I received my very first camera when I was 12.
My brother bought me a little Instamatic camera for Christmas. I was ecstatic.
I had that until I was 18. That's when I purchased my first 35mm camera. It was a Ricoh camera.
Mohawk College in Hamilton had several part-time photography courses. That's where I learned some basic camera and darkroom skills.
In 1984, I enrolled in Sheridan College's Applied Photography Program in Oakville.
The next two years there, would completely transform my life.
Our teachers were a mixed group of people who worked in the field or had photography businesses. Some had learned from the school of hard knocks. They were an interesting bunch who I learned a lot from.
Photography at that time was very different from what it is today.

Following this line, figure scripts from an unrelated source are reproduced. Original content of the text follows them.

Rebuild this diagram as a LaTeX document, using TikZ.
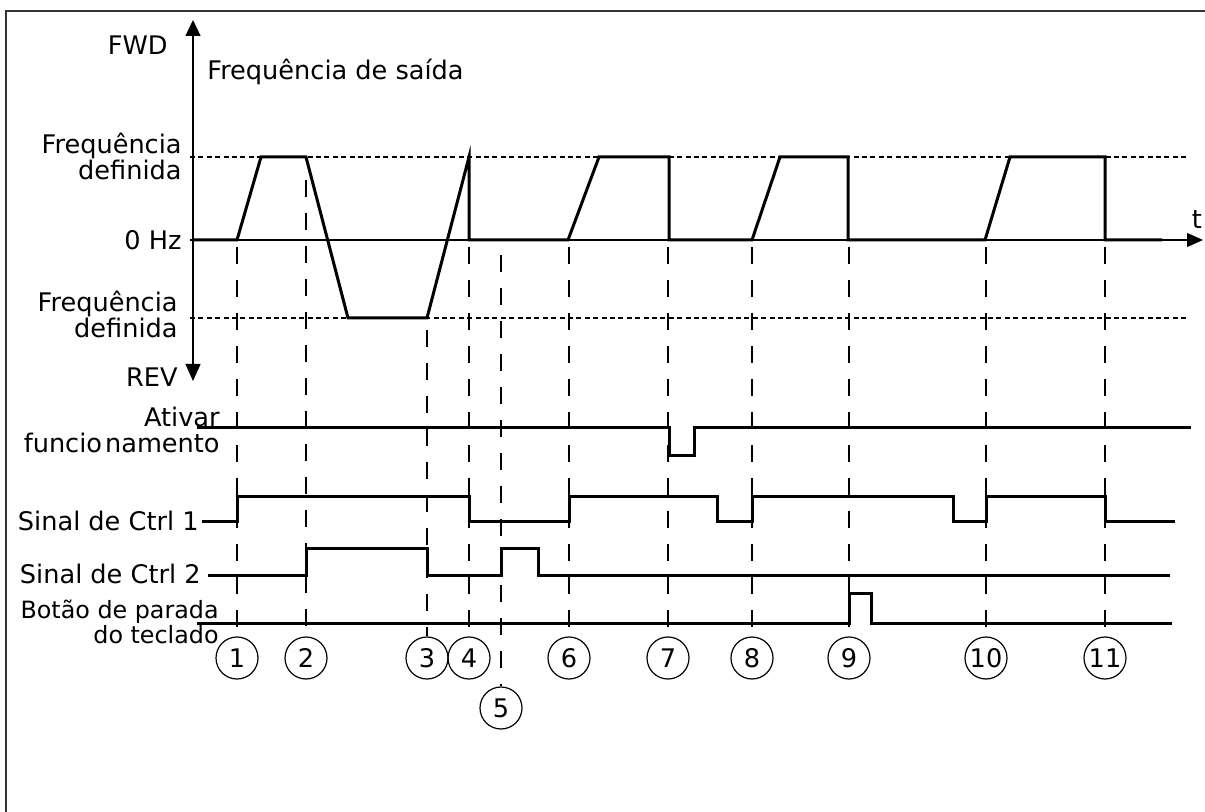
\documentclass[tikz,border=0pt]{standalone}
\usepackage{fontspec}
\setmainfont{DejaVu Sans}
\usetikzlibrary{arrows.meta}
\begin{document}
\begin{tikzpicture}[x=0.5pt,y=-0.5pt,
  lbl/.style={font=\fontsize{12.8}{13}\selectfont, inner sep=0pt},
  num/.style={circle, draw, line width=0.6pt, minimum size=21pt, inner sep=0pt, font=\fontsize{12.8}{13}\selectfont},
  trace/.style={line width=1.5pt, line join=miter},
  vdash/.style={line width=0.6pt, dash pattern=on 8.5pt off 8pt},
  hdash/.style={line width=0.6pt, dash pattern=on 2.5pt off 1.7pt},
  axisline/.style={line width=0.6pt}]
\useasboundingbox (0,0) rectangle (1205,812);
% frame
\draw[line width=0.7pt, black!80] (6,812) -- (6,11) -- (1205,11);
% set frequency lines
\draw[hdash] (190,157) -- (1189,157);
\draw[hdash] (190,318) -- (1189,318);
% axes
\draw[axisline,{Triangle[length=8pt,width=7.5pt]}-{Triangle[length=8.5pt,width=7.5pt]}] (193,20) -- (193,381);
\draw[axisline,-{Triangle[length=8pt,width=7pt]}] (190,240) -- (1203,240);
% labels
\node[lbl, anchor=east] (fwd) at (168,45) {FWD};
\node[lbl, anchor=west] (fout) at (207,72) {Frequência de saída};
\node[lbl, anchor=east, align=right] (fset1) at (182,156) {Frequência\\definida};
\node[lbl, anchor=east] (zero) at (182,240) {0 Hz};
\node[lbl, anchor=east, align=right] (fset2) at (178,314) {Frequência\\definida};
\node[lbl, anchor=east] (rev) at (178,377) {REV};
\node[lbl, anchor=center] (t) at (1197,220) {t};
\node[lbl, anchor=east, align=right] (run) at (220,430) {Ativar\\funcio\kern1.5pt namento};
\node[lbl, anchor=east] (s1) at (199,521) {Sinal de Ctrl 1};
\node[lbl, anchor=east] (s2) at (201,574) {Sinal de Ctrl 2};
\node[lbl, anchor=east, align=right, font=\fontsize{11.9}{12.5}\selectfont] (stop) at (219,622) {Botão de parada\\do teclado};
% frequency trace
\draw[trace] (194,240) -- (237,240) -- (261,157) -- (306,157) -- (348,318) -- (427,318) -- (469,157) -- (469,240) -- (568,240) -- (599,157) -- (669,157) -- (669,240) -- (752,240) -- (780,157) -- (848,157) -- (848,240) -- (985,240) -- (1010,157) -- (1105,157) -- (1105,240) -- (1162,240);
% run enable
\draw[trace] (197,428) -- (669,428) -- (669,456) -- (694,456) -- (694,428) -- (1191,428);
% ctrl 1
\draw[trace] (202,522) -- (237,522) -- (237,497) -- (469,497) -- (469,522) -- (569,522) -- (569,497) -- (717,497) -- (717,522) -- (752,522) -- (752,497) -- (953,497) -- (953,522) -- (986,522) -- (986,497) -- (1105,497) -- (1105,522) -- (1175,522);
% ctrl 2
\draw[trace] (208,575) -- (306,575) -- (306,548) -- (427,548) -- (427,575) -- (501,575) -- (501,548) -- (538,548) -- (538,575) -- (1170,575);
% stop button
\draw[trace] (197,623) -- (849,623) -- (849,593) -- (871,593) -- (871,623) -- (1172,623);
% circles
\node[num] (c1) at (237,658) {1};
\node[num] (c2) at (306,658) {2};
\node[num] (c3) at (427,658) {3};
\node[num] (c4) at (469,658) {4};
\node[num] (c5) at (501,708) {5};
\node[num] (c6) at (569,658) {6};
\node[num] (c7) at (668,658) {7};
\node[num] (c8) at (752,658) {8};
\node[num] (c9) at (849,658) {9};
\node[num] (c10) at (986,658) {10};
\node[num] (c11) at (1105,658) {11};
% vertical dashed lines
\coordinate (v1) at (237,247);
\coordinate (v2) at (306,180);
\coordinate (v3) at (427,330);
\coordinate (v4) at (469,247);
\coordinate (v5) at (501,255);
\coordinate (v6) at (569,247);
\coordinate (v7) at (668,247);
\coordinate (v8) at (752,247);
\coordinate (v9) at (849,247);
\coordinate (v10) at (986,247);
\coordinate (v11) at (1105,247);
\foreach \i in {1,...,11} {\draw[vdash] (v\i) -- (c\i.north);}
\end{tikzpicture}
\end{document}
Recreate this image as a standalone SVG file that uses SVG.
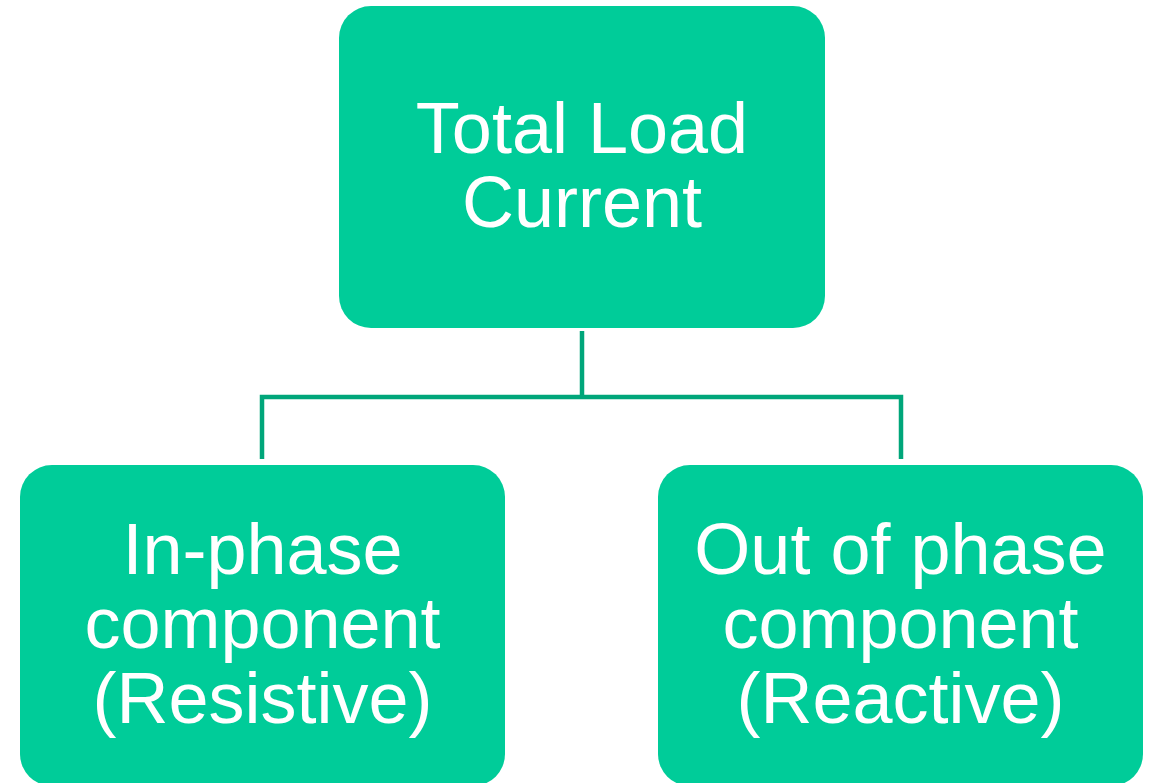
<svg xmlns="http://www.w3.org/2000/svg" width="1152" height="783" viewBox="0 0 1152 783">
<style>
.box{fill:#00CC99;}
.lbl{fill:#FFFFFF;font-family:"Liberation Sans",Arial,sans-serif;font-size:72px;text-anchor:middle;}
.conn{fill:none;stroke:#00A67A;stroke-width:4.5;stroke-linejoin:miter;}
</style>
<rect width="1152" height="783" fill="#FFFFFF"/>
<g id="connectors">
<path class="conn" d="M582 331 V397"/>
<path class="conn" d="M262 459 V397 H901 V459"/>
</g>
<g id="node-total">
<rect class="box" x="339" y="6" width="486" height="322" rx="32" ry="32"/>
<text class="lbl" x="582" y="152.5">Total Load</text>
<text class="lbl" x="582" y="226.5">Current</text>
</g>
<g id="node-inphase">
<rect class="box" x="20" y="465" width="485" height="321" rx="32" ry="32"/>
<text class="lbl" x="262.5" y="574">In-phase</text>
<text class="lbl" x="262.5" y="648.3">component</text>
<text class="lbl" x="262.5" y="722.6">(Resistive)</text>
</g>
<g id="node-outphase">
<rect class="box" x="658" y="465" width="485" height="321" rx="32" ry="32"/>
<text class="lbl" x="900.5" y="574">Out of phase</text>
<text class="lbl" x="900.5" y="648.3">component</text>
<text class="lbl" x="900.5" y="722.6">(Reactive)</text>
</g>
</svg>
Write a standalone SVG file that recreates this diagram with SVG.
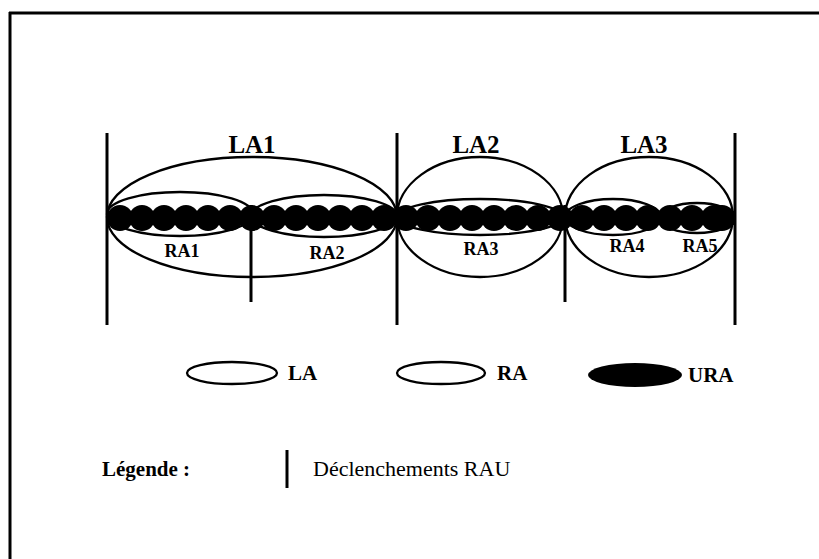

One of the first things I had to do was rent equipment from the school.
I rented a four by five architecture camera and tripod.
These cameras look similar to the old cameras of the 1800s. It was strange to say the least. I used a black cloth to cover my head in order to look in the back of the viewfinder and load film into the camera. Film had to be loaded in complete darkness.
The film came in four by five inch sheets and was stored in a black case.
The first year we did strictly black and white photography.
We purchased black and white film and paper. We processed everything at the school using darkrooms.
The course taught mainly commercial photography.
Assignments included things like advertising for magazines using models and studio product photography.
Some assignments were toothpaste and cigarette ads, magazine and album covers.
We learned how to take photographs of exterior and interior of buildings using the proper film, exposure and lighting.
In our second year we learned about colour films.
Printing on colour paper was more complex than black and white. You had to know your colours and you had to do all of your printing in almost complete darkness.
The hours were longer.
It was hard work back then.
During those two years, we worked on our portfolios.
I still have it as a momento from those days.